Possibly not - but as has been pointed out on numerous occassions, the other side of that is that only the rich could then afford to become MPs. By running this policy, you'd effectively ensure that "every one of us is" no longer "qualified to be an MP". So you'd end up moving away from the main starting point of this discussion. Either that or MPs would have to take "consultancy fees" from vested interests, which I'm not convinced would be an improvement on the current situation.

Cut MPs pay and cut it now!

If the problem is that MPs are incompetent, then that is a decision for their constituents to deal with. The fact that you may not like someone's choice of MP is not a reason to reduce that MPs wages (again, a certain former deputy Prime Minister comes to mind). It's called democracy.

3 comments:

Phil A said...

Re: “yes anyone is eligible to apply to be an MP - that doesn't mean you're qualified to be an MP. To qualify, you have to convince the largest number of people on the "interview" panel to vote for you. Simply being qualified enough to apply for the job does not mean you're suitable.

Surely this is not actually the case at all?

If I have sufficient money (£500?) to cover the deposit, is it not the case that I could just put myself forward as an independant? Provided I were proposed and seconded by two registered electors resident in the constituancy, plus eight others as assentors.

The only conditions are that:
I consent to it, that I be a British or Irish citizen, or a citizen of aCommonwealth country and am 21 or over.

The only other conditions being that I am not:
An idiot - on the face of it disqualifying many incumbents ;-)
A Peer
An undischarged bancrupt
Civil servant, Police officer, etc, etc.
A prisoner
A person actually found gulty (effectively impossible, based on recent events) of electorial ‘corrupt or illegal practices’
A Disqualified Clergy – do they stil have that?

Finally I would need to convince more people to vote for me that any of the other candidates.
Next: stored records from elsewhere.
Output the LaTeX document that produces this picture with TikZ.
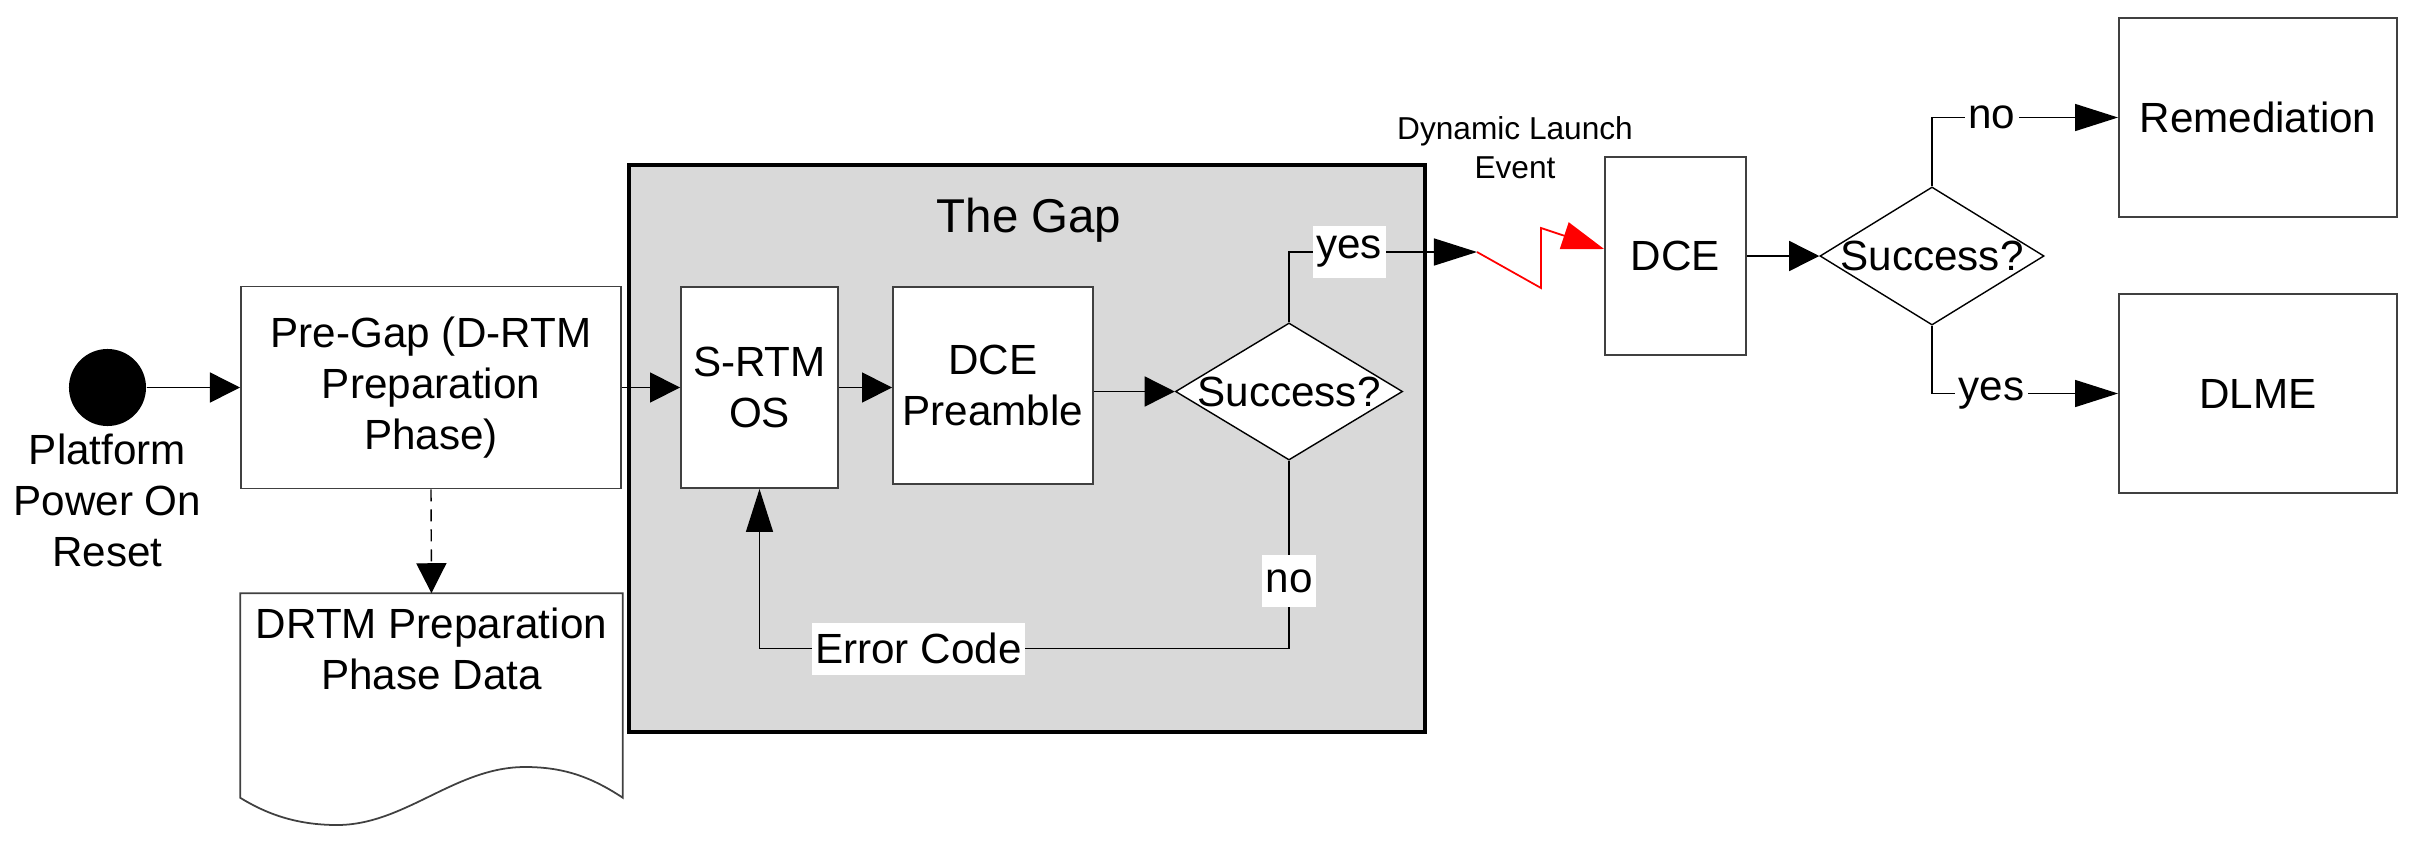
\documentclass[tikz,border=0pt]{standalone}
\usepackage{fontspec}
\setmainfont{Liberation Sans}
\usetikzlibrary{positioning,shapes.geometric,arrows.meta}
\definecolor{gapgray}{RGB}{217,217,217}
\definecolor{edgegray}{RGB}{64,64,64}
\begin{document}
\begin{tikzpicture}[x=0.01cm,y=-0.01cm,
    font=\fontsize{12}{14.5}\selectfont,
    box/.style={draw=edgegray,line width=0.5pt,fill=white,align=center,inner sep=0pt},
    decision/.style={diamond,draw=black,line width=0.4pt,fill=white,inner sep=0pt},
    lbl/.style={fill=white,inner xsep=1pt,inner ysep=0pt,minimum height=0.52cm},
    arr/.style={line width=0.4pt,-{Triangle[length=0.3cm,width=0.3cm]}},
    bigarr/.style={line width=0.4pt,-{Triangle[length=0.43cm,width=0.27cm]}}]
  \useasboundingbox (0,0) rectangle (2427,842);
  % The Gap
  \node[draw=black,line width=1pt,fill=gapgray,minimum width=7.96cm,minimum height=5.67cm]
    (gap) at (1027,448.5) {};
  \node[anchor=base,font=\fontsize{13.5}{16}\selectfont] (gaptitle) at (1029,232) {The Gap};
  % start
  \node[circle,fill=black,minimum size=0.77cm,inner sep=0pt] (por) at (107.5,387.5) {};
  \node[below=0.06cm of por,align=center,inner sep=0pt] (porlbl) {Platform\\Power On\\Reset};
  \node[box,minimum width=3.8cm,minimum height=2.02cm] (pregap) at (431,387.5)
    {Pre-Gap (D-RTM\\Preparation\\Phase)};
  % document shape
  \node[minimum width=3.81cm,minimum height=2.03cm,inner sep=0pt] (ppd) at (431.5,695.5) {};
  \draw[draw=edgegray,line width=0.5pt,fill=white]
    (ppd.south west) -- (ppd.north west) -- (ppd.north east) -- (ppd.south east)
    .. controls (590,776) and (562,767) .. (525,767)
    .. controls (455,767) and (405,825) .. (337,825)
    .. controls (295,825) and (265,813) .. (ppd.south west) -- cycle;
  \node[anchor=north,align=center,inner sep=0pt] (ppdtxt) at (431.5,607)
    {DRTM Preparation\\Phase Data};
  % inside the gap
  \node[box,minimum width=1.57cm,minimum height=2.01cm] (srtm) at (759.5,387.5) {S-RTM\\OS};
  \node[box,minimum width=2cm,minimum height=1.97cm] (preamble) at (993,385.5) {DCE\\Preamble};
  \node[decision,minimum width=2.27cm,minimum height=1.37cm,label={center:Success?}]
    (succA) at (1289,391.5) {};
  % after the gap
  \node[align=center,inner sep=0pt,font=\fontsize{9}{11.1}\selectfont] (dletxt) at (1515,148)
    {Dynamic Launch\\Event};
  \node[box,minimum width=1.41cm,minimum height=1.98cm] (dce) at (1675.5,256) {DCE};
  \node[decision,minimum width=2.24cm,minimum height=1.38cm,label={center:Success?}]
    (succB) at (1932,256) {};
  \node[box,minimum width=2.78cm,minimum height=1.99cm] (remed) at (2258,117.5) {Remediation};
  \node[box,minimum width=2.78cm,minimum height=1.99cm] (dlme) at (2258,393.5) {DLME};
  \coordinate (dlstart) at (1477,252);
  % connectors
  \draw[arr] (por) -- (pregap);
  \draw[arr,dash pattern=on 0.12cm off 0.08cm] (pregap.south) -- (ppd.north);
  \draw[arr] (pregap) -- (srtm);
  \draw[arr] (srtm.east) -- (srtm.east -| preamble.west);
  \draw[arr] (succA.west -| preamble.east) -- (succA.west);
  \draw[bigarr] (succA.north) |- node[lbl,pos=0.66] {yes} (dlstart);
  \draw[bigarr] (succA.south) -- node[lbl,pos=0.64] {no} ++(0,188)
    -| node[lbl,pos=0.35] {Error Code} (srtm.south);
  \draw[red,line width=0.5pt,-{Triangle[length=0.42cm,width=0.28cm]}]
    (dlstart) -- ++(64,36) -- ++(0,-60) -- ([yshift=0.07cm]dce.west);
  \draw[arr] (dce) -- (succB);
  \draw[bigarr] (succB.north) |- node[lbl,pos=0.66] {no} (remed.west);
  \draw[bigarr] (succB.south) |- node[lbl,pos=0.66] {yes} (dlme.west);
\end{tikzpicture}
\end{document}
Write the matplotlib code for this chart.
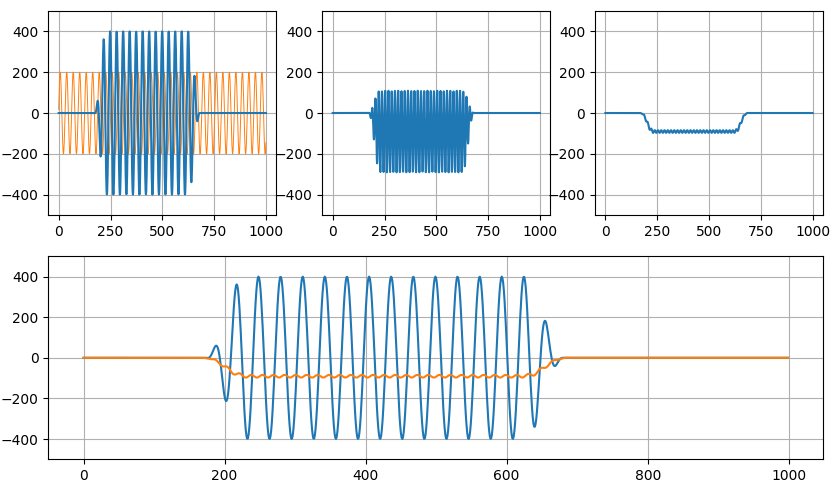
import numpy as np
import matplotlib
matplotlib.use("Agg")
import matplotlib.pyplot as plt

# ---- values ----
n_samples = 1000
signal_amp = 400          # peak of the blue burst
carrier_amp = 200         # peak of the orange reference
period = 31.36            # samples per cycle (both waves)
signal_phase_deg = 32     # blue phase at n = 0
carrier_phase_deg = -85   # orange phase at n = 0
burst_edges = [173, 681]  # burst start / end sample
taper_len = 55            # samples of cosine taper at each burst edge
product_scale = 200       # product divided by this value
smooth_len = 30           # length of the centred Hann low-pass
y_limits = [-500, 500]

# ---- build the signals ----
n = np.arange(n_samples)
w = np.zeros(n_samples)
a, b = burst_edges
inside = (n >= a) & (n <= b)
w[inside] = 1.0
rise = (n >= a) & (n < a + taper_len)
w[rise] = 0.5 * (1 - np.cos(np.pi * (n[rise] - a) / taper_len))
fall = (n > b - taper_len) & (n <= b)
w[fall] = 0.5 * (1 - np.cos(np.pi * (b - n[fall]) / taper_len))

signal = signal_amp * w * np.cos(2 * np.pi * n / period + np.deg2rad(signal_phase_deg))
carrier = carrier_amp * np.cos(2 * np.pi * n / period + np.deg2rad(carrier_phase_deg))
product = signal * carrier / product_scale
kernel = np.hanning(smooth_len)
kernel /= kernel.sum()
filtered = np.convolve(product, kernel, mode="same")

# ---- figure ----
W, H = 839, 494
fig = plt.figure(figsize=(W / 100, H / 100), dpi=100)

top_b = (H - 215) / H
top_h = 204 / H
aw = 228 / W
ax1 = fig.add_axes([48.3 / W, top_b, aw, top_h])
ax2 = fig.add_axes([322.3 / W, top_b, aw, top_h])
ax3 = fig.add_axes([595.0 / W, top_b, aw, top_h])
ax4 = fig.add_axes([48.3 / W, (H - 459.3) / H, (823.3 - 48.3) / W, 203 / H])

ax1.plot(n, carrier, color="C1", lw=0.7)
ax1.plot(n, signal, color="C0")
ax2.plot(n, product, color="C0")
ax3.plot(n, filtered, color="C0")
ax4.plot(n, signal, color="C0")
ax4.plot(n, filtered, color="C1")

for ax in (ax1, ax2, ax3, ax4):
    ax.set_ylim(*y_limits)
    ax.grid(True)

fig.savefig("out.png", dpi=100)
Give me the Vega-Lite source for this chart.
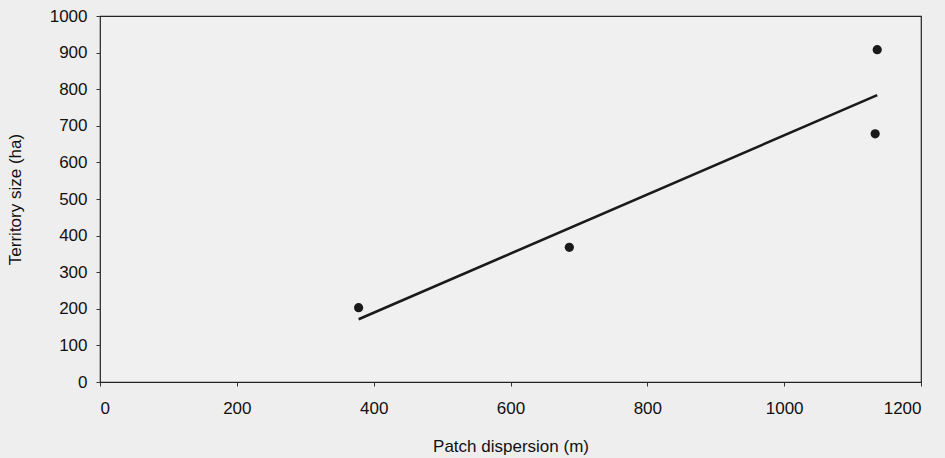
{
  "$schema": "https://vega.github.io/schema/vega-lite/v6.json",
  "width": 821,
  "height": 366,
  "autosize": {"type": "none"},
  "padding": {"left": 100, "top": 16, "right": 24, "bottom": 76},
  "background": "#efeeee",
  "config": {
    "view": {"stroke": "#222222", "strokeWidth": 1.2, "fill": "#f1f0f0"},
    "font": "Liberation Sans"
  },
  "data": {
    "values": [
      {"x": 378, "y": 203},
      {"x": 686, "y": 368},
      {"x": 1136, "y": 908},
      {"x": 1133, "y": 678}
    ]
  },
  "encoding": {
    "x": {
      "field": "x",
      "type": "quantitative",
      "scale": {"domain": [0, 1200], "nice": false},
      "axis": {
        "values": [0, 200, 400, 600, 800, 1000, 1200],
        "format": "d",
        "title": "Patch dispersion (m)",
        "grid": false,
        "domain": false,
        "labelFont": "Liberation Sans",
        "titleFont": "Liberation Sans",
        "labelFontSize": 17,
        "titleFontSize": 17,
        "labelColor": "#111111",
        "titleColor": "#111111",
        "titleFontWeight": "normal",
        "tickColor": "#333333",
        "tickSize": 4,
        "labelPadding": 14,
        "titleY": 64,
        "titleBaseline": "middle"
      }
    },
    "y": {
      "field": "y",
      "type": "quantitative",
      "scale": {"domain": [0, 1000], "nice": false},
      "axis": {
        "values": [0, 100, 200, 300, 400, 500, 600, 700, 800, 900, 1000],
        "format": "d",
        "title": "Territory size (ha)",
        "grid": false,
        "domain": false,
        "labelOverlap": false,
        "labelFont": "Liberation Sans",
        "titleFont": "Liberation Sans",
        "labelFontSize": 17,
        "titleFontSize": 17,
        "labelColor": "#111111",
        "titleColor": "#111111",
        "titleFontWeight": "normal",
        "tickColor": "#333333",
        "tickSize": 4,
        "labelPadding": 9,
        "titleX": -85,
        "titleBaseline": "middle"
      }
    }
  },
  "layer": [
    {
      "transform": [{"regression": "y", "on": "x"}],
      "mark": {"type": "line", "color": "#1a1a1a", "strokeWidth": 2.6}
    },
    {
      "mark": {"type": "circle", "color": "#1a1a1a", "opacity": 1, "size": 85}
    }
  ]
}
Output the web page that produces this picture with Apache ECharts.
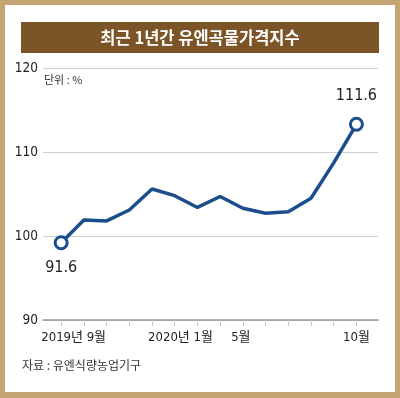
<!DOCTYPE html>
<html>
<head>
<meta charset="utf-8">
<script src="https://cdn.jsdelivr.net/npm/echarts@6/dist/echarts.min.js"></script>
<style>
  html, body { margin: 0; padding: 0; background: #fff; }
  #main { width: 400px; height: 398px; }
</style>
</head>
<body>
<div id="main"></div>
<script>
// 2019년 9월 ~ 2020년 10월 (월별)
var monthIdx = [0, 1, 2, 3, 4, 5, 6, 7, 8, 9, 10, 11, 12, 13];
var indexValues = [99.2, 101.9, 101.8, 103.1, 105.6, 104.8, 103.4, 104.7, 103.3, 102.7, 102.9, 104.5, 108.7, 113.3];
var pointLabels = ['91.6', '', '', '', '', '', '', '', '', '', '', '', '', '111.6'];
var xLabelIdx = [0, 4, 8, 13];
var xLabelText = ['2019년 9월', '2020년 1월', '5월', '10월'];
var yTicks = [90, 100, 110, 120];

var numFont = '"Liberation Sans Narrow", "DejaVu Sans Condensed", "Noto Sans CJK KR", sans-serif';
var krFont = '"Noto Sans CJK KR", sans-serif';

var myChart = echarts.init(document.getElementById('main'));

var seriesData = [];
for (var i = 0; i < monthIdx.length; i++) {
    var item = { value: [monthIdx[i], indexValues[i]] };
    if (pointLabels[i] !== '') {
        item.symbol = 'circle';
        item.symbolSize = 12;
        item.itemStyle = { color: '#fff', borderColor: '#1c4e8e', borderWidth: 3 };
        item.label = {
            show: true,
            formatter: pointLabels[i],
            position: i === 0 ? 'bottom' : 'top',
            distance: i === 0 ? 10 : 13
        };
    }
    seriesData.push(item);
}

// 라벨 위치 보정 (원본 배치 맞춤)
var labelShift = { 0: 'a', 4: 'b', 8: 'c', 13: 'd' };

var option = {
    backgroundColor: '#c4a574',
    animation: false,
    graphic: [
        { type: 'rect', shape: { x: 5, y: 5, width: 390, height: 387 }, style: { fill: '#fff' }, z: -10 },
        { type: 'rect', shape: { x: 21, y: 22, width: 358, height: 31 }, style: { fill: '#7b5427' } },
        {
            type: 'text', x: 200, y: 37.5,
            style: {
                text: '최근 1년간 유엔곡물가격지수', fill: '#fff', font: 'bold 16.5px ' + krFont,
                align: 'center', verticalAlign: 'middle'
            }
        },
        {
            type: 'text', x: 44, y: 80,
            style: { text: '단위 : %', fill: '#333', font: '11px ' + krFont, verticalAlign: 'middle' }
        },
        {
            type: 'text', x: 22, y: 365,
            style: { text: '자료 : 유엔식량농업기구', fill: '#333', font: '12px ' + krFont, verticalAlign: 'middle' }
        }
    ],
    grid: { left: 43, right: 22, top: 68, bottom: 78 },
    xAxis: {
        type: 'value',
        min: -0.8,
        max: 13.95,
        splitLine: { show: false },
        axisLine: { show: true, onZero: false, lineStyle: { color: '#999', width: 1.5 } },
        axisTick: {
            show: true, customValues: monthIdx, length: 6,
            lineStyle: { color: '#ccc', width: 1 }
        },
        axisLabel: {
            show: true, customValues: xLabelIdx, margin: 11,
            formatter: function (v) {
                var k = xLabelIdx.indexOf(Math.round(v));
                return '{' + labelShift[Math.round(v)] + '|' + xLabelText[k] + '}';
            },
            rich: {
                a: { padding: [0, 0, 0, 25], fontSize: 13, color: '#222', fontFamily: numFont },
                b: { padding: [0, 0, 0, 57], fontSize: 13, color: '#222', fontFamily: numFont },
                c: { padding: [0, 4, 0, 0], fontSize: 13, color: '#222', fontFamily: numFont },
                d: { padding: [0, 0, 0, 0], fontSize: 13, color: '#222', fontFamily: numFont }
            }
        }
    },
    yAxis: {
        type: 'value',
        min: yTicks[0],
        max: yTicks[yTicks.length - 1],
        interval: 10,
        axisLine: { show: false },
        axisTick: { show: false },
        splitLine: { show: true, lineStyle: { color: '#cfcfcf', width: 1 } },
        axisLabel: { margin: 5, fontSize: 13.5, color: '#222', fontFamily: numFont }
    },
    series: [
        {
            type: 'line',
            data: seriesData,
            symbol: 'none',
            showSymbol: true,
            lineStyle: { color: '#1c4e8e', width: 3.5 },
            itemStyle: { color: '#1c4e8e' },
            label: { fontSize: 16, color: '#222', fontFamily: numFont },
            z: 3
        }
    ]
};

myChart.setOption(option);
</script>
</body>
</html>
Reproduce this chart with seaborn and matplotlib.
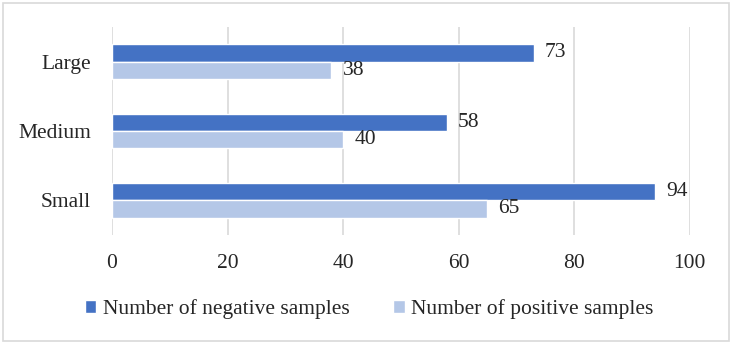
import pandas as pd
import seaborn as sns
import matplotlib.pyplot as plt
from matplotlib.patches import Rectangle

sizes = ["Large", "Medium", "Small"]
negative = [73, 58, 94]
positive = [38, 40, 65]
series = ["Number of negative samples", "Number of positive samples"]

df = pd.DataFrame({
    "size": sizes * 2,
    "count": negative + positive,
    "series": [series[0]] * 3 + [series[1]] * 3,
})

sns.set_style("white")
plt.rcParams["font.family"] = ["Liberation Serif", "DejaVu Serif"]
fs = 15.5

fig = plt.figure(figsize=(7.32, 3.44), dpi=100)
ax = fig.add_axes([0.153, 0.317, 0.789, 0.605])

sns.barplot(data=df, y="size", x="count", hue="series", order=sizes,
            hue_order=series, palette=["#4472C4", "#B4C7E7"], saturation=1,
            width=0.5, orient="h", ax=ax)

for c in ax.containers:
    ax.bar_label(c, padding=8, fontsize=fs)

ax.set_xlim(0, 100)
ax.set_xticks(range(0, 101, 20))
ax.xaxis.grid(True, color="#d9d9d9", linewidth=1.2)
ax.set_axisbelow(True)
for s in ax.spines.values():
    s.set_visible(False)
ax.set_xlabel("")
ax.set_ylabel("")
ax.tick_params(axis="both", labelsize=fs, length=0)
ax.tick_params(axis="x", pad=14)
ax.tick_params(axis="y", pad=15)

ax.legend(loc="upper center", bbox_to_anchor=(0.445, -0.215), ncol=2,
          frameon=False, fontsize=fs, handlelength=0.55, handleheight=0.55,
          columnspacing=2.0, handletextpad=0.3)

fig.patches.append(Rectangle((0.004, 0.008), 0.992, 0.984, transform=fig.transFigure,
                             fill=False, edgecolor="#d9d9d9", linewidth=1.2))

fig.savefig("out.png", dpi=100)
Whilst all these may be quaklifications within a very broad sense of the word they are hardly ‘qualifications’ within the context of the quote.

So he is effectively correct in his assertion when he says; “Any and every one of us is qualified to be an MP”

Thomas B said...


If I have sufficient money (£500?) to cover the deposit, is it not the case that I could just put myself forward as an independant? Provided I were proposed and seconded by two registered electors resident in the constituancy, plus eight others as assentors.


That's precisely my point - just because you make it in front of the selection panel, does not mean we think you're suitable material to represent us (us = your constituents) in parliament.

I'm not disputing that "everyone of us is qualified" - I'm suggesting that being "qualified" is not sufficent to be an MP, and it is flawed to suggest that just because there are lots of applicants the figures should go down - as voters, we (should) expect a certain quality from the candidate we elect.

Phil A said...

Thomas, I was not arguing re the merits of what MPs are paid, though my own opinion is that in worryingly significant numbers they are not up to the mark of what I expect an MP to be - in so many ways as to be heartbreaking to enumerate.

What I was specifically addressing was your contention/comment that it “doesn't mean you're qualified to be an MP” – and I concede we may be arguing definitions to some extent re the word qualification.

My point is that one is in fact qualified.

The selection process is a bolt on. It allows a party to pick the person (largely) who has the best chance of winning the seat.

But it is not a requirement to run - just to run for any party that has such a process.

One soly qualifies on the basis of what I listed: 21 or over, etc., etc..

If I cough up my 500 quid and can find 10 local voters, say neighbours, who will support me and manage to fill out the forms then that is it. I can run as an independent. No panel. Just the election.